NASA launched a video Thursday that shows two massive black holes dancing around each other in space and distorting themselves into curved, mesmerizing colors. The two black holes regain their shapes, and their lone colors, and drift apart before strong gravitational forces slam them back together again into more multicolor, Slinky-like shapes before reforming again.

 

The visualization by the National Aeronautics and Space Administration was created into a movie to show what two black hole disks could create should it happen in space. For reference, the two objects shown in the visualization are millions times bigger than Earth. One of the objects is 200 times larger than the sun while the other is 100 larger than the sun.
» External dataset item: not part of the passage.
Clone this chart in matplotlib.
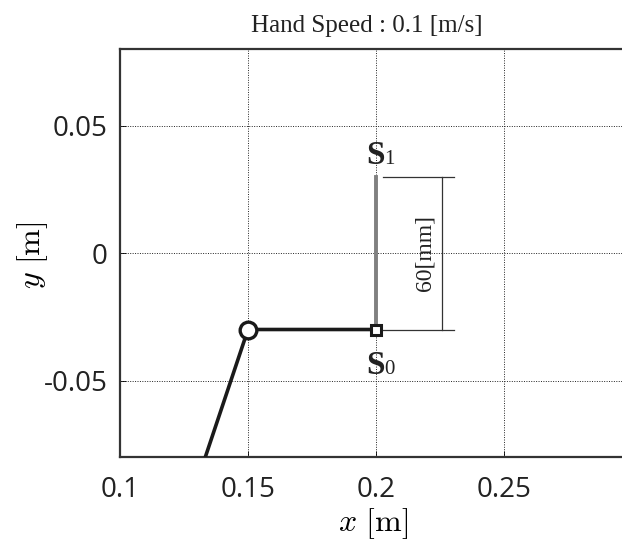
import numpy as np
import matplotlib
matplotlib.use('Agg')
import matplotlib.pyplot as plt

# Arm configuration (shoulder -> elbow -> hand)
arm_x = [0.12, 0.15, 0.2]
arm_y = [-0.12, -0.03, -0.03]
# Hand trajectory S0 -> S1
traj_x = [0.2, 0.2]
traj_y = [-0.03, 0.03]
x_ticks = [0.1, 0.15, 0.2, 0.25]
y_ticks = [-0.05, 0, 0.05]
tick_labels_x = ['0.1', '0.15', '0.2', '0.25']
tick_labels_y = ['-0.05', '0', '0.05']

plt.rcParams['mathtext.fontset'] = 'cm'

fig = plt.figure(figsize=(6.22, 5.41), dpi=100)
ax = fig.add_axes([120/622, 84/541, 512/622, 408/541])

# Trajectory (gray) and arm (black)
ax.plot(traj_x, traj_y, color='#808080', lw=2.8, zorder=3)
ax.plot(arm_x, arm_y, color='#1a1a1a', lw=2.6, zorder=4)
ax.plot(arm_x[1], arm_y[1], 'o', ms=12, mfc='white', mec='#1a1a1a', mew=2.4, zorder=5)
ax.plot(arm_x[2], arm_y[2], 's', ms=7, mfc='white', mec='#1a1a1a', mew=2.2, zorder=5)

# Dimension lines for 60 mm
for yy in traj_y:
	ax.plot([0.2027, 0.2305], [yy, yy], color='#333333', lw=0.9, zorder=2)
ax.plot([0.2258, 0.2258], traj_y, color='#333333', lw=0.9, zorder=2)
ax.text(0.2193, 0.0, '60[mm]', rotation=90, ha='center', va='center',
	fontsize=17, family='Liberation Serif', color='#222222')

# Start / goal labels
serif = 'Liberation Serif'
ax.text(0.2, 0.0348, 'S', fontsize=24, weight='bold', family=serif,
	ha='center', va='baseline', color='#222222')
ax.text(0.2033, 0.0348, '1', fontsize=15, family=serif,
	ha='left', va='baseline', color='#222222')
ax.text(0.2, -0.0473, 'S', fontsize=24, weight='bold', family=serif,
	ha='center', va='baseline', color='#222222')
ax.text(0.2033, -0.0473, '0', fontsize=15, family=serif,
	ha='left', va='baseline', color='#222222')

ax.set_xlim(0.1, 0.3)
ax.set_ylim(-0.08, 0.08)
ax.set_xticks(x_ticks)
ax.set_xticklabels(tick_labels_x)
ax.set_yticks(y_ticks)
ax.set_yticklabels(tick_labels_y)
ax.tick_params(direction='in', length=4, width=0.6, labelsize=20)
ax.tick_params(axis='x', pad=14)
ax.tick_params(axis='y', pad=9)
for lab in ax.get_xticklabels() + ax.get_yticklabels():
	lab.set_family('Open Sans')
	lab.set_color('#222222')
ax.grid(True, color='#222222', linestyle=(0, (1, 1.5)), lw=0.7)
for s in ['top', 'bottom', 'left', 'right']:
	ax.spines[s].set_linewidth(1.6)
	ax.spines[s].set_color('#333333')

ax.set_xlabel(r'$x\ [\mathrm{m}]$', fontsize=23)
ax.xaxis.label.set_va('center')
ax.xaxis.set_label_coords(0.494, -0.163)
ax.set_ylabel(r'$y\ [\mathrm{m}]$', fontsize=23)
ax.yaxis.label.set_va('center')
ax.yaxis.set_label_coords(-0.17, 0.495)
fig.text(367/622, 1 - 26/541, 'Hand Speed : 0.1 [m/s]', ha='center', va='center',
	fontsize=18, family='Liberation Serif', color='#222222')

fig.savefig('out.png', dpi=100)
Jeremy Schnittman, an astrophysicist at NASA's Goddard Space Flight Center in Maryland, created this visual. He believes these binary systems stay together for "millions of years."

 

"We're seeing two supermassive black holes, a larger one with 200 million solar masses and a smaller companion weighing half as much," Schnittman said. "These are the kinds of black hole binary systems where we think both members could maintain accretion disks lasting millions of years."

 


NASA released a video of a depiction of two massive black holes colliding, which could give the space organization an inner-look at ripple effects of the black holes through the light and gases they emit. PHOTO SCREENSHOT OF NASA VIDEO

 

The views are seen from an orbital plane, and the views show the humping, sequencing arc-like shapes that a pair of massive black holes can make when they gravitate toward each other.

 

"These distortions play out as light from both disks navigates the tangled fabric of space and time near the black holes," NASA stated on its website.

 

It goes on to say that accretion disks create a brilliant display of red, orange and blue colors while creating higher temperatures, reflecting reality from the crashing gases.

 

"Hotter gas gives off light closer to the blue end of the spectrum, and material orbiting smaller black holes experiences stronger gravitational effects that produce higher temperatures," the NASA statement read. "For these masses, both accretion disks would actually emit most of their light in the UV, with the blue disk reaching a slightly higher temperature."

 

The disks in the video devolve back into their own shapes and orbits, and then slam into each other again to create the swerving, hump-like arcs again before going back into their own, separate orbits.

 

"A striking aspect of this new visualization is the self-similar nature of the images produced by gravitational lensing," Schnittman said. "Zooming into each black hole reveals multiple, increasingly distorted images of its partner."

Schnittman said he computed paths of light rays from the disks as they shuffled through the "warped space-time around the black holes," according to NASA.

 

Schnittman depicted these two supermassive black holes to spiral in unity, and astronomers predict they'll be able to see such a thing happen in the near future, which would allow them the opportunity to study the gravitational waves of these ripples.